Highly active antiretroviral therapy (HAART) for the treatment of HIV infection was introduced about a decade ago. Virological response, i.e., reaching 500 or less HIV RNA copies per ml blood and the change in counts of helper T-cells after starting HAART has indeed improved but, so far, such improvement has not translated into a decrease in patients’ mortality. Until today, none of the compounds is able to eliminate HIV. Rather, they reduce the viral load in the body, improve the immune status and considerably slow down the development of more serious symptoms.
The major problems with these medicines are side effects, complicated administration schedules and the development of resistance. HIV multiplies quickly and resistant forms constantly emerge. This extreme changeability also makes it difficult to design a protective vaccine. Newer medications that need only be taken once or twice a day and pills containing combinations of antivirals make it easier to comply with dosing schedules, making therapy more effective.
Major efforts are underway to improve therapies for HIV / AIDS and its complications. Medicines being developed fall into four categories:
(i) new antivirals and combinations of antivirals to inhibit the binding or replication of HIV;
(ii) immuno-modulators and cytokines which may boost the immune system of patients with HIV / AIDS;
(iii) compounds to treat opportunistic infections and other complications in more advanced AIDS; and
(iv) vaccines for HIV / AIDS prevention and treatment.
New approaches include medicines known as integrase inhibitors that decrease viral load in patients with significant HIV drug resistance. Other new compounds bind themselves to a receptor protein found on the surface of human cells and block the HIV virus from entering the cell.
If AIDS develops, there is a need for medicines to treat the opportunistic infections and other complications such as cancers which may occur. For example, CMV eye infections (retinitis) can occur in 10 to 40 per cent of those with AIDS. A new compound has been approved in this indication and further medicines are being developed.
New medicines are also being sought for other late-stage complications. An interesting approach may be a tyrosine kinase inhibitor of angiogenesis to treat Kaposi´s sarcoma, another avenue is the research of an amino acid analogue for its efficacy in relieving the painful peripheral neuropathy that may develop with prolonged antiviral treatment.
Research continues on RTIs, PIs, Fis and other compounds that may have a broader spectrum and longer period of action in the human body. Compounds that support or stimulate the immune response continue to be of interest. One example is the cytokine interleukin-10, another is interleukin-2. Elimination of the virus from infected people remains the ultimate goal, and prevention of the spread of HIV infection would be much aided by the discovery of a successful vaccine.

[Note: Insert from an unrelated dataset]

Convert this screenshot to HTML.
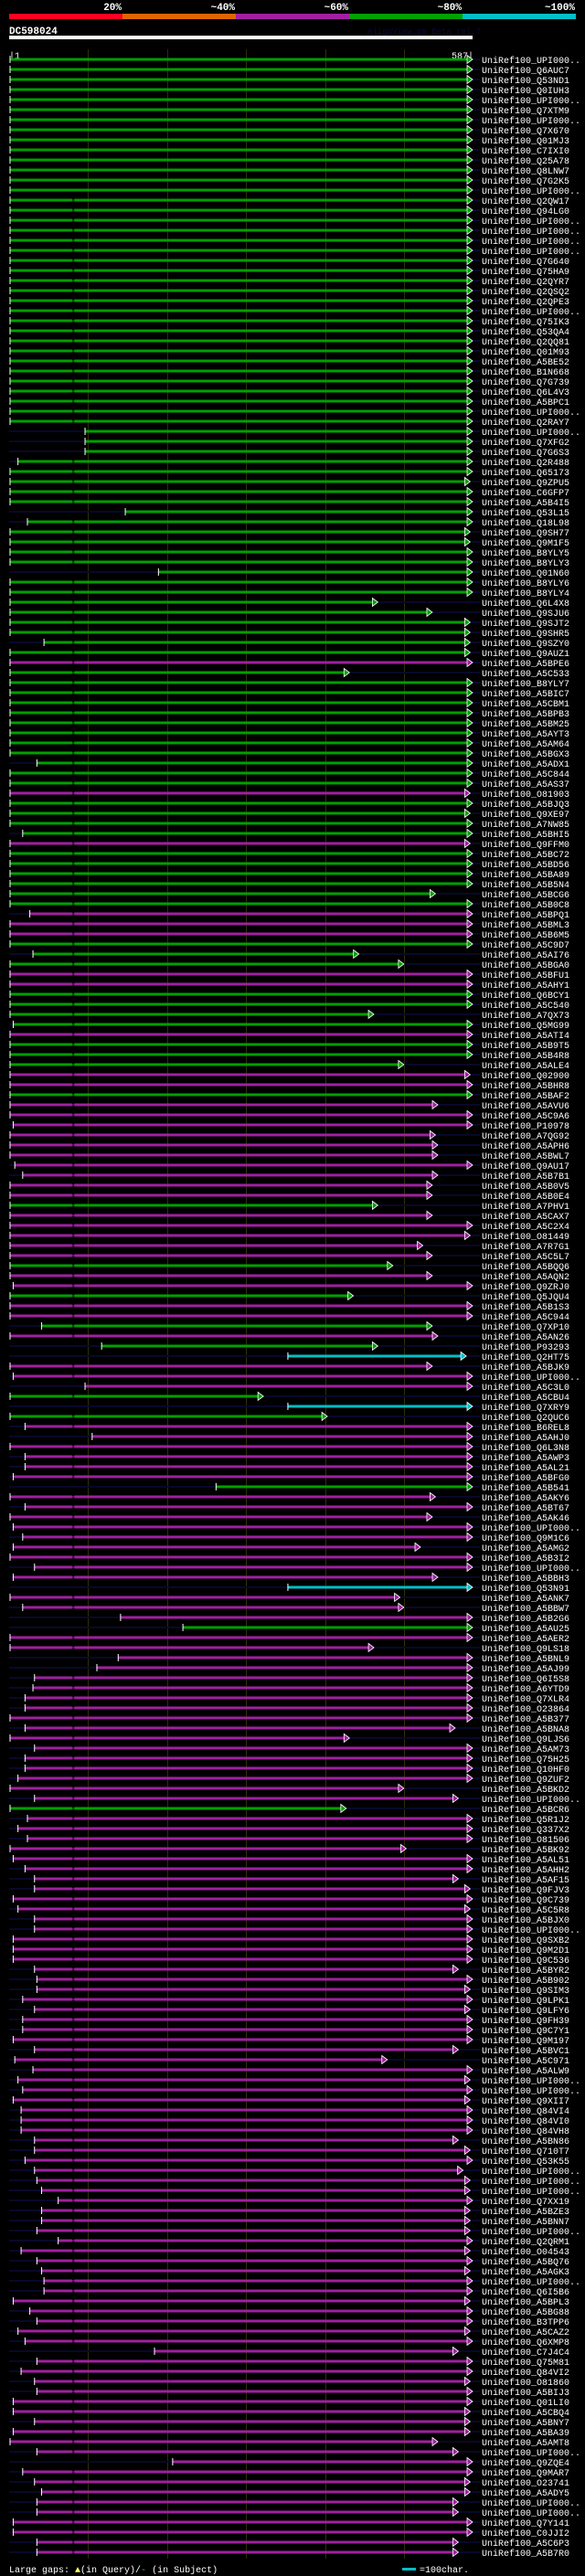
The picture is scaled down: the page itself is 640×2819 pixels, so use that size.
<!DOCTYPE html>
<html><head><meta charset="utf-8"><style>
html,body{margin:0;padding:0;background:#000;}
svg{display:block;}
text{font-family:"Liberation Mono",monospace;}
</style></head><body>
<svg id="chart" width="640" height="2819" viewBox="0 0 640 2819" xmlns="http://www.w3.org/2000/svg">
<rect x="0" y="0" width="640" height="2819" fill="#000"/>
<g>
<text x="133" y="11" text-anchor="end" fill="#fff" font-size="11" font-weight="bold">20%</text>
<text x="257" y="11" text-anchor="end" fill="#fff" font-size="11" font-weight="bold">~40%</text>
<text x="381" y="11" text-anchor="end" fill="#fff" font-size="11" font-weight="bold">~60%</text>
<text x="505" y="11" text-anchor="end" fill="#fff" font-size="11" font-weight="bold">~80%</text>
<text x="629" y="11" text-anchor="end" fill="#fff" font-size="11" font-weight="bold">~100%</text>
<rect x="10" y="15" width="124" height="6" fill="#ff0022"/>
<rect x="134" y="15" width="124" height="6" fill="#dd6600"/>
<rect x="258" y="15" width="124" height="6" fill="#a020a0"/>
<rect x="382" y="15" width="124" height="6" fill="#00a000"/>
<rect x="506" y="15" width="124" height="6" fill="#00bfc8"/>
</g>
<text x="10" y="37" fill="#fff" font-size="11" font-weight="bold">DC598024</text>
<text x="402" y="37" fill="#0a0a40" font-size="9">AlignView.pm Beta rel.7</text>
<rect x="10" y="39" width="507" height="4" fill="#fff"/>
<text x="10" y="64" fill="#fff" font-size="10">|1</text>
<text x="518" y="64" text-anchor="end" fill="#fff" font-size="10">587|</text>
<g id="grid"></g>
<g id="rows"></g>
<g>
<text x="10" y="2815" fill="#fff" font-size="10">Large gaps: <tspan fill="#ffff66">▲</tspan>(in Query)/<tspan fill="#00bfc8">-</tspan> (in Subject)</text>
<rect x="440" y="2810" width="15" height="3" fill="#00bfc8"/>
<text x="459" y="2815" fill="#fff" font-size="10">=100char.</text>
</g>
</svg>
<script>
const gridTicks = [100, 200, 300, 400, 500];
const labels = [
"UPI000..","Q6AUC7","Q53ND1","Q0IUH3","UPI000..","Q7XTM9","UPI000..","Q7X670","Q01MJ3","C7IXI0",
"Q25A78","Q8LNW7","Q7G2K5","UPI000..","Q2QW17","Q94LG0","UPI000..","UPI000..","UPI000..","UPI000..",
"Q7G640","Q75HA9","Q2QYR7","Q2QSQ2","Q2QPE3","UPI000..","Q75IK3","Q53QA4","Q2QQ81","Q01M93",
"A5BE52","B1N668","Q7G739","Q6L4V3","A5BPC1","UPI000..","Q2RAY7","UPI000..","Q7XFG2","Q7G6S3",
"Q2R488","Q65173","Q9ZPU5","C6GFP7","A5B4I5","Q53L15","Q18L98","Q9SH77","Q9M1F5","B8YLY5",
"B8YLY3","Q01N60","B8YLY6","B8YLY4","Q6L4X8","Q9SJU6","Q9SJT2","Q9SHR5","Q9SZY0","Q9AUZ1",
"A5BPE6","A5C533","B8YLY7","A5BIC7","A5CBM1","A5BPB3","A5BM25","A5AYT3","A5AM64","A5BGX3",
"A5ADX1","A5C844","A5AS37","O81903","A5BJQ3","Q9XE97","A7NW85","A5BHI5","Q9FFM0","A5BC72",
"A5BD56","A5BA89","A5B5N4","A5BCG6","A5B0C8","A5BPQ1","A5BML3","A5B6M5","A5C9D7","A5AI76",
"A5BGA0","A5BFU1","A5AHY1","Q6BCY1","A5C540","A7QX73","Q5MG99","A5ATI4","A5B9T5","A5B4R8",
"A5ALE4","Q02900","A5BHR8","A5BAF2","A5AVU6","A5C9A6","P10978","A7QG92","A5APH6","A5BWL7",
"Q9AU17","A5B7B1","A5B0V5","A5B0E4","A7PHV1","A5CAX7","A5C2X4","O81449","A7R7G1","A5C5L7",
"A5BQQ6","A5AQN2","Q9ZRJ0","Q5JQU4","A5B1S3","A5C944","Q7XP10","A5AN26","P93293","Q2HT75",
"A5BJK9","UPI000..","A5C3L0","A5CBU4","Q7XRY9","Q2QUC6","B6REL8","A5AHJ0","Q6L3N8","A5AWP3",
"A5AL21","A5BFG0","A5B541","A5AKY6","A5BT67","A5AK46","UPI000..","Q9M1C6","A5AMG2","A5B3I2",
"UPI000..","A5BBH3","Q53N91","A5ANK7","A5BBW7","A5B2G6","A5AU25","A5AER2","Q9LS18","A5BNL9",
"A5AJ99","Q6I5S8","A6YTD9","Q7XLR4","O23864","A5B377","A5BNA8","Q9LJS6","A5AM73","Q75H25",
"Q10HF0","Q9ZUF2","A5BKD2","UPI000..","A5BCR6","Q5R1J2","Q337X2","O81506","A5BK92","A5AL51",
"A5AHH2","A5AF15","Q9FJV3","Q9C739","A5C5R8","A5BJX0","UPI000..","Q9SXB2","Q9M2D1","Q9C536",
"A5BYR2","A5B902","Q9SIM3","Q9LPK1","Q9LFY6","Q9FH39","Q9C7Y1","Q9M197","A5BVC1","A5C971",
"A5ALW9","UPI000..","UPI000..","Q9XII7","Q84VI4","Q84VI0","Q84VH8","A5BN86","Q710T7","Q53K55",
"UPI000..","UPI000..","UPI000..","Q7XX19","A5BZE3","A5BNN7","UPI000..","Q2QRM1","O04543","A5BQ76",
"A5AGK3","UPI000..","Q6I5B6","A5BPL3","A5BG88","B3TPP6","A5CAZ2","Q6XMP8","C7J4C4","Q75M81",
"Q84VI2","O81860","A5BIJ3","Q01LI0","A5CBQ4","A5BNY7","A5BA39","A5AMT8","UPI000..","Q9ZQE4",
"Q9MAR7","O23741","A5ADY5","UPI000..","UPI000..","Q7Y141","C0JJI2","A5C6P3","A5B7R0"];
const identityClass = (
"gggggggggg"+"gggggggggg"+"gggggggggg"+"gggggggggg"+"gggggggggg"+"gggggggggg"+
"mggggggggg"+"gggmggggmg"+"gggggmmmgg"+"gmmggggmgg"+"gmmgmmmmmm"+"mmmmgmmmmm"+
"gmmgmmgmgc"+"mmmgcgmmmm"+"mmgmmmmmmm"+"mmcmmmgmmm"+"mmmmmmmmmm"+"mmmmgmmmmm"+
"mmmmmmmmmm"+"mmmmmmmmmm"+"mmmmmmmmmm"+"mmmmmmmmmm"+"mmmmmmmmmm"+"mmmmmmmmmm"+"mmmmmmmmm").split("");
const starts = [
1,1,1,1,1,1,1,1,1,1, 1,1,1,1,1,1,1,1,1,1, 1,1,1,1,1,1,1,1,1,1,
1,1,1,1,1,1,1,96,96,96, 11,1,1,1,1,147,23,1,1,1, 1,189,1,1,1,1,1,1,44,1,
1,1,1,1,1,1,1,1,1,1, 35,1,1,1,1,1,1,17,1,1, 1,1,1,1,1,26,1,1,1,30,
1,1,1,1,1,1,5,1,1,1, 1,1,1,1,1,1,5,1,1,1, 7,17,1,1,1,1,1,1,1,1,
1,1,5,1,1,1,41,1,117,353, 1,5,96,1,353,1,20,105,1,20, 20,5,262,1,20,1,5,17,5,1,
32,5,353,1,17,141,220,1,1,138, 111,32,30,20,20,1,20,1,32,20, 20,11,1,32,1,23,11,23,1,5,
20,32,32,5,11,32,32,5,5,5, 32,35,35,17,32,17,17,5,32,7, 30,11,17,5,15,15,15,32,32,20,
32,35,41,62,41,41,35,62,15,35, 41,44,44,5,26,35,11,20,184,35, 15,32,35,5,5,32,5,1,35,207,
17,32,41,35,35,5,5,35,35];
const ends = [
587,587,587,587,587,587,587,587,587,587, 587,587,587,587,587,587,587,587,587,587,
587,587,587,587,587,587,587,587,587,587, 587,587,587,587,587,587,587,587,587,587,
587,587,584,587,587,587,587,584,584,587, 587,587,587,587,467,536,584,584,584,584,
587,431,587,587,587,587,587,587,587,587, 587,587,587,584,587,584,587,587,584,587,
587,587,587,540,587,587,587,587,587,443, 500,587,587,587,587,462,587,587,587,587,
500,584,587,587,543,587,587,540,543,543, 587,543,536,536,467,536,587,584,524,536,
486,536,587,436,587,587,536,543,467,579, 536,587,587,322,587,403,587,587,587,587,
587,587,587,540,587,536,587,587,521,587, 587,543,587,495,500,587,587,587,462,587,
587,587,587,587,587,587,565,431,587,587, 587,587,500,569,427,587,587,587,503,587,
587,569,584,587,584,587,587,587,587,587, 569,587,584,587,584,587,587,587,569,479,
587,584,587,584,587,587,587,569,584,587, 575,584,584,587,584,584,584,587,584,587,
584,587,587,584,587,587,584,587,569,587, 587,584,587,587,584,584,584,543,569,587,
587,584,584,569,569,587,587,569,569];

const NS = "http://www.w3.org/2000/svg";
const palette = {g:"#00a000", m:"#a020a0", c:"#00bfc8"};
const xScale = p => 11 + (p - 1) * (517 - 11) / 586;
const yRow = i => 65 + i * 11;
function mk(tag, attrs, parent) {
  const el = document.createElementNS(NS, tag);
  for (const k in attrs) el.setAttribute(k, attrs[k]);
  parent.appendChild(el);
  return el;
}
const grid = document.getElementById("grid");
gridTicks.forEach(t => {
  const gx = Math.round(xScale(t)) + 0.5;
  const ln = mk("line", {x1: gx, x2: gx, y1: 54, y2: 2800, stroke: "#2e2e08", "stroke-width": 1}, grid);
  
  
});
const rowsG = document.getElementById("rows");
for (let i = 0; i < labels.length; i++) {
  const y = yRow(i);
  const col = palette[identityClass[i]] || palette.m;
  const g = mk("g", {}, rowsG);
  
  
  const xs = xScale(starts[i]);
  const xe = xScale(ends[i]);
  const sub = mk("rect", {x: 10, y: y - 1, width: 515, height: 2, fill: "#08082a"}, g);
  
  
  const bar = mk("rect", {x: xs, y: y - 1.5, width: Math.max(0, xe - 6 - xs), height: 3, fill: col}, g);
  
  
  if (i >= 14 && starts[i] < 70 && ends[i] > 120) {
    const gx = xScale(80);
    const gap = mk("rect", {x: gx, y: y - 1.5, width: 2, height: 3, fill: "#000"}, g);
    
    
    const gl = mk("rect", {x: gx, y: y - 0.5, width: 2, height: 1, fill: col}, g);
    
    
  }
  const tick = mk("rect", {x: xs - 0.5, y: y - 4, width: 1, height: 8, fill: "#fff"}, g);
  
  
  const arr = mk("polygon", {points: (xe-6)+","+(y-4.5)+" "+xe+","+y+" "+(xe-6)+","+(y+4.5), fill: col, stroke: "#fff", "stroke-width": 0.8}, g);
  
  
  const tx = mk("text", {x: 527, y: y + 4, fill: "#fff", "font-size": 10}, g);
  tx.textContent = "UniRef100_" + labels[i];
  
  
}
</script>
</body></html>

Future approaches may include the switching-off of CD4- and CXCR4-genes of T-cells via small interfering ribonucleic acids (RNAs). Scientists are intensively investigating the removal of the HIV genome from the T-helper cell genome by means of specific enzymes known as recombinases. Research is also being continued to find new virus inhibiting molecules, e.g., VIRIP, a 20 residue peptide corresponding to the C-proximal region of alpha-1-antitrypsin which interferes with HIV gp41 fusion protein.
The development of vaccines or monoclonal antibodies against HIV fusion protein gp120 is considered to be of major therapeutic value. Many companies are trying to develop protective or therapeutic AIDS vaccines. One principle consists of a combination of DNA snippets from HIV with a protein that boosts the immune response. At present, therapeutic vaccines look more promising than preventive vaccines, but the next few years can be expected to bring progress in applying immunological approaches to the conquest of this disease.